8. A combination comprising:

a die cutting machine adapted to generate a pushing force and a cutting force; and

a magnetic cutting platform to be moved through said die cutting machine in response to the pushing force generated by said die cutting machine and to receive the cutting force generated thereby, said magnetic cutting platform including:

a magnetic base containing at least one magnet;

a sheet material having a top and a bottom with the top of said sheet material bearing a design to cut out, said sheet material located above said magnetic base;

a cutting die manufactured from a magnetic material and having a cutting edge which conforms to, the shape of the design to be cut out of the sheet material, said sheet material lying between said cutting die and said magnetic base and said cutting die is adjustably positioned on the top of said sheet material so that the cutting edge of said die faces downwardly so as to be aligned in registration with the periphery of the design to be cut from said sheet material; and

a first cutting pad positioned above said cutting die at which to be engaged by said die cutting machine so as to receive the pushing force and the cutting force generated by the die cutting machine, said cutting force being transferred from said first cutting pad to said cutting die to push the cutting edge of said die downwardly towards said magnetic base and through said sheet material to thereby cut the design therefrom,

wherein the at least one magnet of said magnetic base is located below said cutting die to generate a magnetic force that is sufficient to hold said magnetic cutting die against the top of said sheet material to prevent the cutting edge of said cutting die from moving out of alignment with the periphery of the design on the top of said sheet material, such that the first cutting pad, the magnetic base, the cutting die, and the sheet material of said cutting platform are positioned one on top of the other and all moved together through said die cutting machine in response to the pushing force generated by said die cutting machine and received by said first cutting pad of said magnetic cutting platform at the same time that the design is cm from said sheet material.
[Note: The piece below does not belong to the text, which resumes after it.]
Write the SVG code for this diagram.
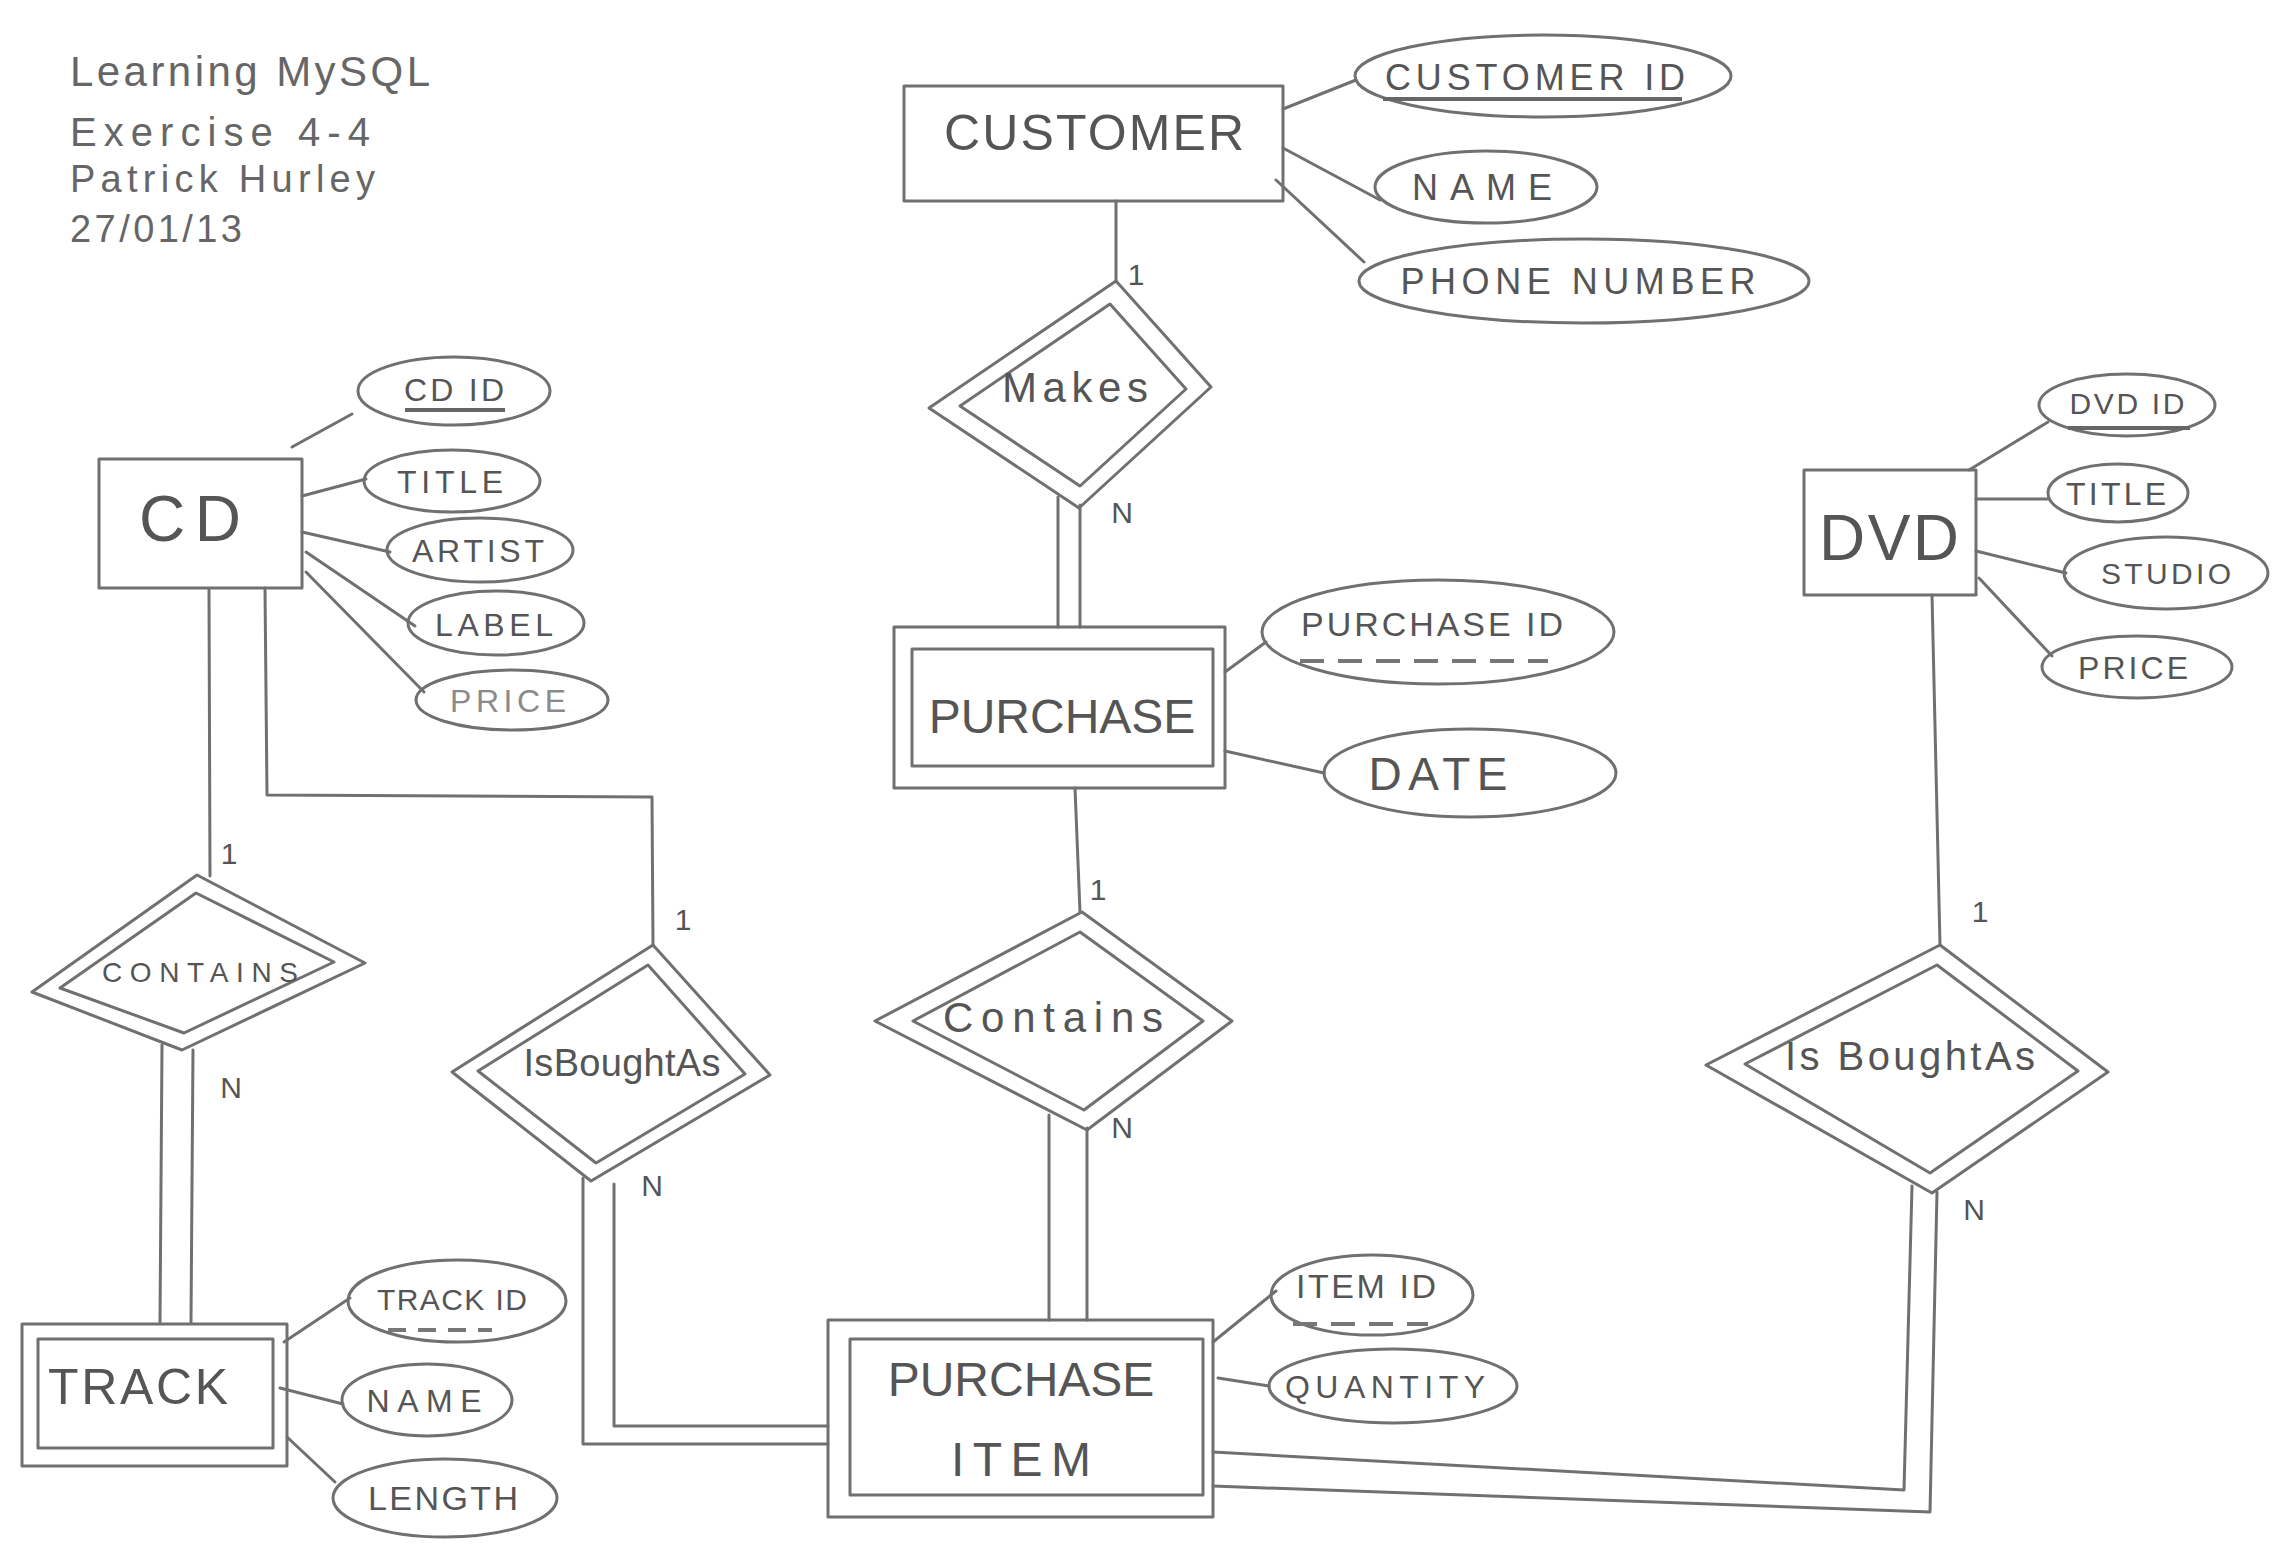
<svg xmlns="http://www.w3.org/2000/svg" width="2287" height="1558" viewBox="0 0 2287 1558">
<style>
.bg{fill:#ffffff}
.sh{fill:none;stroke:#707070;stroke-width:3;stroke-linejoin:round}
.ln{fill:none;stroke:#707070;stroke-width:3;stroke-linejoin:round;stroke-linecap:round}
.t{font-family:"Liberation Sans",Arial,sans-serif;fill:#555555;text-anchor:middle}
.h{font-family:"Liberation Sans",Arial,sans-serif;fill:#666666}
.c{font-family:"Liberation Sans",Arial,sans-serif;fill:#555555;font-size:30px;text-anchor:middle}
.ul{fill:none;stroke:#666666;stroke-width:4}
.du{fill:none;stroke:#777777;stroke-width:4;stroke-dasharray:24 14}
</style>
<rect class="bg" x="0" y="0" width="2287" height="1558"/>

<g id="title">
<text class="h" x="70" y="86" font-size="42" textLength="360">Learning MySQL</text>
<text class="h" x="70" y="146" font-size="40" textLength="300">Exercise 4-4</text>
<text class="h" x="70" y="192" font-size="38" textLength="305">Patrick Hurley</text>
<text class="h" x="70" y="242" font-size="38" textLength="172">27/01/13</text>
</g>

<g id="connectors">
<line class="ln" x1="1283" y1="109" x2="1356" y2="80"/>
<line class="ln" x1="1283" y1="148" x2="1380" y2="200"/>
<line class="ln" x1="1276" y1="180" x2="1364" y2="262"/>
<line class="ln" x1="1116" y1="201" x2="1116" y2="281"/>
<line class="ln" x1="1058" y1="497" x2="1058" y2="627"/>
<line class="ln" x1="1080" y1="505" x2="1080" y2="627"/>
<line class="ln" x1="1225" y1="672" x2="1266" y2="642"/>
<line class="ln" x1="1225" y1="751" x2="1324" y2="773"/>
<line class="ln" x1="1075" y1="788" x2="1080" y2="912"/>
<line class="ln" x1="1049" y1="1115" x2="1049" y2="1320"/>
<line class="ln" x1="1087" y1="1128" x2="1087" y2="1320"/>
<line class="ln" x1="1213" y1="1342" x2="1276" y2="1291"/>
<line class="ln" x1="1218" y1="1378" x2="1269" y2="1386"/>
<line class="ln" x1="292" y1="447" x2="352" y2="414"/>
<line class="ln" x1="302" y1="496" x2="366" y2="479"/>
<line class="ln" x1="302" y1="532" x2="390" y2="552"/>
<line class="ln" x1="306" y1="552" x2="415" y2="626"/>
<line class="ln" x1="306" y1="572" x2="424" y2="692"/>
<line class="ln" x1="209" y1="590" x2="210" y2="876"/>
<polyline class="ln" points="265,588 267,795 652,797 653,945"/>
<line class="ln" x1="162" y1="1045" x2="160" y2="1322"/>
<line class="ln" x1="193" y1="1050" x2="191" y2="1322"/>
<line class="ln" x1="284" y1="1342" x2="350" y2="1298"/>
<line class="ln" x1="280" y1="1388" x2="343" y2="1404"/>
<line class="ln" x1="287" y1="1437" x2="335" y2="1482"/>
<polyline class="ln" points="583,1178 583,1444 828,1444"/>
<polyline class="ln" points="614,1184 614,1426 828,1426"/>
<line class="ln" x1="1969" y1="470" x2="2048" y2="422"/>
<line class="ln" x1="1976" y1="499" x2="2049" y2="499"/>
<line class="ln" x1="1976" y1="551" x2="2066" y2="573"/>
<line class="ln" x1="1979" y1="578" x2="2052" y2="656"/>
<line class="ln" x1="1932" y1="595" x2="1940" y2="945"/>
<polyline class="ln" points="1912,1186 1904,1490 1213,1452"/>
<polyline class="ln" points="1937,1192 1930,1512 1213,1486"/>
</g>

<g id="customer">
<rect class="sh" x="904" y="86" width="379" height="115"/>
<text class="t" x="1094" y="150" font-size="50" textLength="300">CUSTOMER</text>
</g>
<g id="customer-id">
<ellipse class="sh" cx="1543" cy="76" rx="188" ry="41"/>
<text class="t" x="1535" y="90" font-size="36" textLength="300">CUSTOMER ID</text>
<line class="ul" x1="1383" y1="99" x2="1682" y2="99"/>
</g>
<g id="customer-name">
<ellipse class="sh" cx="1486" cy="187" rx="111" ry="36"/>
<text class="t" x="1482" y="200" font-size="36" textLength="140">NAME</text>
</g>
<g id="customer-phone">
<ellipse class="sh" cx="1584" cy="281" rx="225" ry="42"/>
<text class="t" x="1578" y="294" font-size="36" textLength="355">PHONE NUMBER</text>
</g>

<g id="makes">
<polygon class="sh" points="1116,281 1211,387 1079,508 929,408"/>
<polygon class="sh" points="1110,304 1186,389 1080,486 960,406"/>
<text class="t" x="1075" y="402" font-size="42" textLength="146">Makes</text>
</g>

<g id="purchase">
<rect class="sh" x="894" y="627" width="331" height="161"/>
<rect class="sh" x="912" y="649" width="301" height="117"/>
<text class="t" x="1062" y="733" font-size="48">PURCHASE</text>
</g>
<g id="purchase-id">
<ellipse class="sh" cx="1438" cy="632" rx="176" ry="52"/>
<text class="t" x="1432" y="636" font-size="34" textLength="262">PURCHASE ID</text>
<line class="du" x1="1300" y1="661" x2="1548" y2="661"/>
</g>
<g id="purchase-date">
<ellipse class="sh" cx="1470" cy="773" rx="146" ry="44"/>
<text class="t" x="1438" y="790" font-size="46" textLength="139">DATE</text>
</g>

<g id="contains-purchase">
<polygon class="sh" points="1082,912 1232,1021 1087,1130 875,1021"/>
<polygon class="sh" points="1080,932 1203,1021 1084,1110 913,1021"/>
<text class="t" x="1053" y="1032" font-size="42" textLength="220">Contains</text>
</g>

<g id="purchase-item">
<rect class="sh" x="828" y="1320" width="385" height="197"/>
<rect class="sh" x="850" y="1339" width="353" height="156"/>
<text class="t" x="1021" y="1396" font-size="48">PURCHASE</text>
<text class="t" x="1021" y="1476" font-size="48" textLength="140">ITEM</text>
</g>
<g id="item-id">
<ellipse class="sh" cx="1372" cy="1295" rx="101" ry="40"/>
<text class="t" x="1366" y="1298" font-size="34" textLength="140">ITEM ID</text>
<line class="du" x1="1293" y1="1324" x2="1428" y2="1324"/>
</g>
<g id="quantity">
<ellipse class="sh" cx="1393" cy="1386" rx="124" ry="37"/>
<text class="t" x="1385" y="1398" font-size="32" textLength="200">QUANTITY</text>
</g>

<g id="cd">
<rect class="sh" x="99" y="459" width="203" height="129"/>
<text class="t" x="190" y="541" font-size="64" textLength="102">CD</text>
</g>
<g id="cd-id">
<ellipse class="sh" cx="454" cy="391" rx="96" ry="34"/>
<text class="t" x="454" y="401" font-size="32" textLength="100">CD ID</text>
<line class="ul" x1="405" y1="410" x2="505" y2="410"/>
</g>
<g id="cd-title">
<ellipse class="sh" cx="452" cy="481" rx="88" ry="31"/>
<text class="t" x="450" y="493" font-size="32" textLength="106">TITLE</text>
</g>
<g id="cd-artist">
<ellipse class="sh" cx="480" cy="550" rx="93" ry="32"/>
<text class="t" x="478" y="562" font-size="32" textLength="132">ARTIST</text>
</g>
<g id="cd-label">
<ellipse class="sh" cx="496" cy="623" rx="88" ry="32"/>
<text class="t" x="494" y="636" font-size="32" textLength="118">LABEL</text>
</g>
<g id="cd-price">
<ellipse class="sh" cx="512" cy="700" rx="96" ry="30"/>
<text class="t" x="508" y="712" font-size="32" textLength="116" style="fill:#8a8a8a">PRICE</text>
</g>

<g id="contains-cd">
<polygon class="sh" points="197,875 365,963 182,1050 32,992"/>
<polygon class="sh" points="196,893 334,962 184,1033 60,988"/>
<text class="t" x="200" y="982" font-size="28" textLength="196">CONTAINS</text>
</g>

<g id="track">
<rect class="sh" x="22" y="1324" width="265" height="142"/>
<rect class="sh" x="38" y="1339" width="235" height="109"/>
<text class="t" x="138" y="1404" font-size="50" textLength="180">TRACK</text>
</g>
<g id="track-id">
<ellipse class="sh" cx="457" cy="1301" rx="109" ry="41"/>
<text class="t" x="452" y="1310" font-size="30" textLength="150">TRACK ID</text>
<line class="du" x1="388" y1="1330" x2="492" y2="1330" style="stroke-dasharray:18 12"/>
</g>
<g id="track-name">
<ellipse class="sh" cx="427" cy="1400" rx="85" ry="36"/>
<text class="t" x="424" y="1412" font-size="32" textLength="115">NAME</text>
</g>
<g id="track-length">
<ellipse class="sh" cx="445" cy="1498" rx="112" ry="39"/>
<text class="t" x="443" y="1510" font-size="34" textLength="150">LENGTH</text>
</g>

<g id="isboughtas-cd">
<polygon class="sh" points="653,945 770,1075 591,1181 452,1072"/>
<polygon class="sh" points="648,965 745,1074 596,1163 478,1071"/>
<text class="t" x="622" y="1076" font-size="38" textLength="197">IsBoughtAs</text>
</g>

<g id="dvd">
<rect class="sh" x="1804" y="470" width="172" height="125"/>
<text class="t" x="1889" y="560" font-size="64" textLength="140">DVD</text>
</g>
<g id="dvd-id">
<ellipse class="sh" cx="2127" cy="405" rx="88" ry="31"/>
<text class="t" x="2127" y="414" font-size="30" textLength="115">DVD ID</text>
<line class="ul" x1="2068" y1="428" x2="2190" y2="428"/>
</g>
<g id="dvd-title">
<ellipse class="sh" cx="2118" cy="493" rx="70" ry="29"/>
<text class="t" x="2116" y="505" font-size="32" textLength="100">TITLE</text>
</g>
<g id="dvd-studio">
<ellipse class="sh" cx="2166" cy="573" rx="102" ry="36"/>
<text class="t" x="2166" y="584" font-size="30" textLength="130">STUDIO</text>
</g>
<g id="dvd-price">
<ellipse class="sh" cx="2137" cy="667" rx="95" ry="31"/>
<text class="t" x="2133" y="679" font-size="32" textLength="110">PRICE</text>
</g>

<g id="isboughtas-dvd">
<polygon class="sh" points="1940,945 2108,1072 1932,1193 1706,1065"/>
<polygon class="sh" points="1937,965 2078,1071 1930,1173 1745,1064"/>
<text class="t" x="1910" y="1070" font-size="40" textLength="250">Is BoughtAs</text>
</g>

<g id="cardinalities">
<text class="c" x="1136" y="285">1</text>
<text class="c" x="1122" y="523">N</text>
<text class="c" x="1098" y="900">1</text>
<text class="c" x="1122" y="1138">N</text>
<text class="c" x="229" y="864">1</text>
<text class="c" x="231" y="1098">N</text>
<text class="c" x="683" y="930">1</text>
<text class="c" x="652" y="1196">N</text>
<text class="c" x="1980" y="922">1</text>
<text class="c" x="1974" y="1220">N</text>
</g>
</svg>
9. The combination recited in claim 8, said magnetic cutting platform further including a second cutting pad positioned between said sheet material and said magnetic base, such that said magnetic cutting die and said sheet material are sandwiched between said first and said second cutting pads when said magnetic cutting platform is used with the die cutting machine and the cutting force generated by said machine is received by the first cutting pad of said magnetic cutting platform.

10. The combination recited in claim 9, wherein the second cutting pad of said magnetic cutting platform is manufactured from a material adapted to prevent the penetration thereof by the cutting edge of said magnetic cutting die when said cutting edge is pushed downwardly towards said magnetic base and through said sheet material.

11. The combination recited in claim 9, wherein said die cutting machine is a portable hand operated machine that includes a cutting table upon which said magnetic cutting platform is laid to receive the cutting force, said die cutting machine generating said cutting force to compress said first and second cutting pads together against said cutting table with said magnetic cutting die and said sheet material being sandwiched between said first and second cutting pads.